Harrogate house-owners have been left furious after contractors downed tools, leaving their homes exposed to the elements.
Residents of Kirkham Road and Dene Park in the Woodfields area signed up for a scheme backed by Harrogate Borough Council (HBC) and the Yorkshire Energy Partnership for free insulation for their houses.
However, part way through the work contractors from insulation firm Astley were instructed to stop work by insulation firm Cosyseal who say grant funding was cut. Six privately owned homes and 32 council flats were lefthalf finished.
Now Harrogate and Knaresborough MP Andrew Jones is demanding answers on behalf of the householders.
Tracey Worsnop, 43, said: “It’s awful, it’s just a mess, half the house is not finished. It is going to take a lot of money to repair the damage.”
Ms Worsnop lives at home with her 20-year-old daughter Nicole, and is currently undergoing treatment for cancer. She said: “The doctor says I have to avoid stress but I can’t this is very stressful. I came back from an appointment and all the work had stopped.”
The work to insulate the homes with cladding is part of the government’s Energy Company Obligation (ECO) scheme.
Tracey’s neighbour Liz Robinson, 60, said: “All they have done is knock the house about to make a start and then they’ve gone. I am in shock looking at how it has been left.”
Her daughter-in-law Lindsay Robinson said: “Some of the houses are half done, they look a right mess.
“The workers just downed tools, most people got home from work to see half finished work. Everyone is just passing the buck now.”
Alison Wood, 52, lives on Kirkham Road. She said: “I think it is awful, we waited for months of delays and the scaffolding has been up for four weeks.
“I am scared to park the car on the drive in case part of the house just blows off and damages it.”

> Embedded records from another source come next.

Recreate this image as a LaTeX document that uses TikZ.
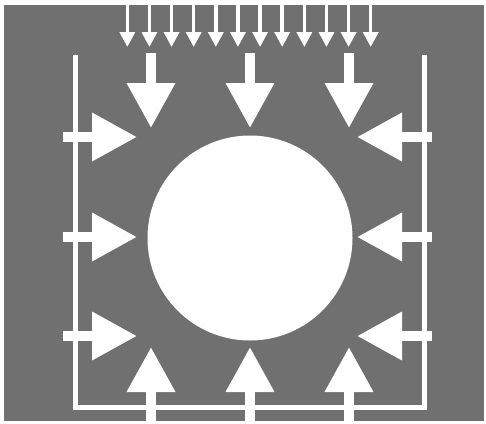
\documentclass[tikz,border=0pt]{standalone}
\usetikzlibrary{arrows.meta}
\definecolor{slab}{RGB}{112,112,112}
\begin{document}
\begin{tikzpicture}[x=1pt,y=-1pt,
  load/.style={white,line width=3.5pt,-{Triangle[length=15pt,width=15pt]}},
  push/.style={white,line width=10pt,-{Triangle[length=45pt,width=46pt]}}]
% ground block with a round opening under pressure
\useasboundingbox (0,0) rectangle (486,423);
\fill[slab] (4,5) rectangle (484,421);
\fill[white] (250,238) circle (102.5);
\draw[white,line width=5pt] (75,55) -- (75,407) -- (424,407) -- (424,55);
% surface load
\foreach \i in {0,...,11}
  \draw[load] (127.3+22.13*\i,5) -- (127.3+22.13*\i,47);
% pressure on the lining
\foreach \x in {151,250,349} {
  \draw[push] (\x,53) -- (\x,128);
  \draw[push] (\x,421) -- (\x,347);
}
\foreach \y in {137,237,336} {
  \draw[push] (63,\y) -- (137,\y);
  \draw[push] (432,\y) -- (357,\y);
}
\end{tikzpicture}
\end{document}
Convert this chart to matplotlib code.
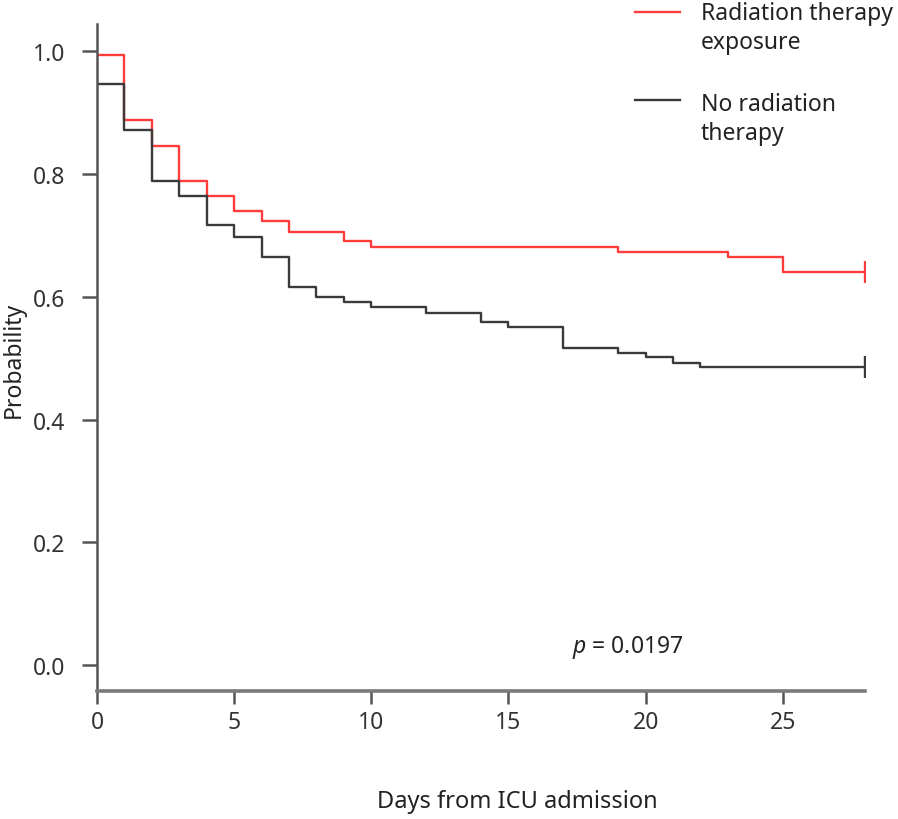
import matplotlib
matplotlib.use('Agg')
import matplotlib.pyplot as plt
from matplotlib.lines import Line2D

plt.rcParams['font.family'] = ['Noto Sans', 'DejaVu Sans']
plt.rcParams['mathtext.fontset'] = 'custom'
plt.rcParams['mathtext.it'] = 'Noto Sans:italic'
plt.rcParams['mathtext.rm'] = 'Noto Sans'

# Kaplan-Meier step data
rt_days = [0, 1, 2, 3, 4, 5, 6, 7, 9, 10, 19, 23, 25, 28]
rt_surv = [0.993, 0.888, 0.846, 0.788, 0.764, 0.739, 0.723, 0.706, 0.691,
           0.681, 0.673, 0.665, 0.640, 0.640]
no_days = [0, 1, 2, 3, 4, 5, 6, 7, 8, 9, 10, 12, 14, 15, 17, 19, 20, 21, 22, 28]
no_surv = [0.946, 0.871, 0.788, 0.764, 0.716, 0.698, 0.664, 0.616, 0.600,
           0.592, 0.583, 0.574, 0.558, 0.551, 0.517, 0.509, 0.502, 0.492,
           0.486, 0.486]
x_ticks = [0, 5, 10, 15, 20, 25]
y_ticks = [0.0, 0.2, 0.4, 0.6, 0.8, 1.0]
labels = ['Radiation therapy\nexposure', 'No radiation\ntherapy']
red = '#ff3c3c'
dark = '#3a3a3a'
FS = 16.5

W, H = 898, 820
fig = plt.figure(figsize=(W / 100, H / 100), dpi=100)
ax = fig.add_axes([97 / W, (H - 692) / H, (865 - 97) / W, (692 - 25) / H])

ax.step(rt_days, rt_surv, where='post', color=red, lw=1.7)
ax.step(no_days, no_surv, where='post', color=dark, lw=1.7)
# censor marks at end of follow-up
ax.plot(rt_days[-1], rt_surv[-1], marker='|', ms=16, mew=1.7, color=red)
ax.plot(no_days[-1], no_surv[-1], marker='|', ms=16, mew=1.7, color=dark)

ax.set_xlim(0, 28)
ax.set_ylim(-0.042, 1.044)
ax.set_xticks(x_ticks)
ax.set_yticks(y_ticks)
ax.set_yticklabels(['%.1f' % v for v in y_ticks])

for s in ['top', 'right']:
    ax.spines[s].set_visible(False)
ax.spines['left'].set_color('#555555')
ax.spines['left'].set_linewidth(1.8)
ax.spines['bottom'].set_color('#7a7a7a')
ax.spines['bottom'].set_linewidth(2.6)

ax.tick_params(axis='y', length=11, width=1.8, color='#555555', pad=11.5,
               labelsize=FS, labelcolor='#333333')
ax.tick_params(axis='x', length=9.5, width=1.8, color='#555555', pad=4,
               labelsize=FS, labelcolor='#333333')

ax.text(17.3, 0.031, r'$p$ = 0.0197', fontsize=FS, color='#222222', va='center')

fig.text(517 / W, 1 - 802 / H, 'Days from ICU admission', fontsize=FS + 0.5,
         color='#222222', ha='center', va='center')
fig.text(14 / W, 1 - 360 / H, 'Probability', fontsize=FS, color='#222222',
         rotation=90, ha='center', va='center')

# legend drawn by hand at top right
for (yl, base, lab, c) in [(13, 20, labels[0], red), (101, 111, labels[1], dark)]:
    fig.add_artist(Line2D([635 / W, 680 / W], [1 - yl / H, 1 - yl / H],
                          color=c, lw=1.7, transform=fig.transFigure))
    for i, line in enumerate(lab.split('\n')):
        fig.text(701 / W, 1 - (base + 29 * i) / H, line, fontsize=FS,
                 color='#222222', ha='left', va='baseline')

fig.savefig('out.png', dpi=100)
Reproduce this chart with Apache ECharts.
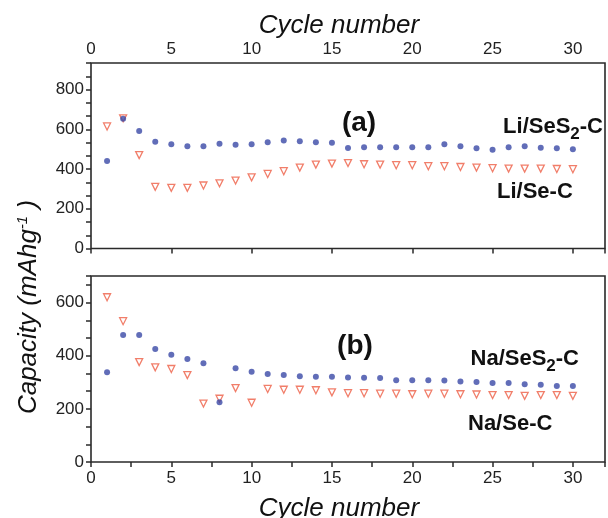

Ms Worsnop said Mr Jones has been chasing the firms involved on their behalf.
She said: “It is all right for the flats on Dene Park, they are council owned, but what about us, the people who own their homes?”
Steve Mcgowen, managing director of Astley said the firm was owed money from Cosyseal: “We are building contractors and we are stuck in the middle. We get instructions to do things, then we have been told to stop. It’s an absolute disaster.”
He said: “It is a worry, I have got money owed and 500 jobs to try and save.
“We are going above and beyond to try to get the funding from the utility companies to get this sorted.”
Mr Jones said: “Cosyseal’s contractors say they have it in writing that they were told to continue with works to properties after March 25.
“But then contractors tell me that they were told by Cosyseal this information was incorrect.
“By this time they had already started work on a number of properties for which they would not be paid. They therefore stopped work.
“The householders are the important people in all of this. I want Cosyseal to tell me how they intend to make good the damage that has been caused to these properties and finish the job.
“The residents should not be in a worse position because someone else has made a mistake.”
Cosyseal say funding from utility companies has drastically reduced following a recent government policy review.
Paul Gaffney, managing director of Cosyseal has blamed a lack of clarity over funding changes for the hold up.
He said: “We have honourable intentions to complete the work but until the Government clarify their funding position we can’t.
“Only when they do we will be able to move forward. It could be two weeks, three weeks, four weeks. We are still in limbo.”
Residents signed up for the scheme after recieveing letters from HBC encouraging them to do so.
A spokesperson for HBC said: “In mid-March this year, the energy companies significantly reduced the level of funding that they were investing into external wall insulation meaning that scheme had to be closed earlier than anticipated.
“This appears to have been in response to proposed changes to ECO currently being considered by parliament which, although not yet finalised, has had an effect from 1st April 2014.
“Work on 192 public sector properties on Dene Park have been completed, while 32 public sector flats have been partially completed, and work on 32 public sector flats has not been started.
“We also know that six private homes have work which is partially completed, and we are keeping closely informed of the situation at these properties.
“HBC is doing all it can to resolve the situation. The council is currently in discussions with the contractor, sub-contractor, YEP and ECO funders to determine if additional funding can be found to complete the work. We will be able to give an update regarding the funding situation within the next few days.”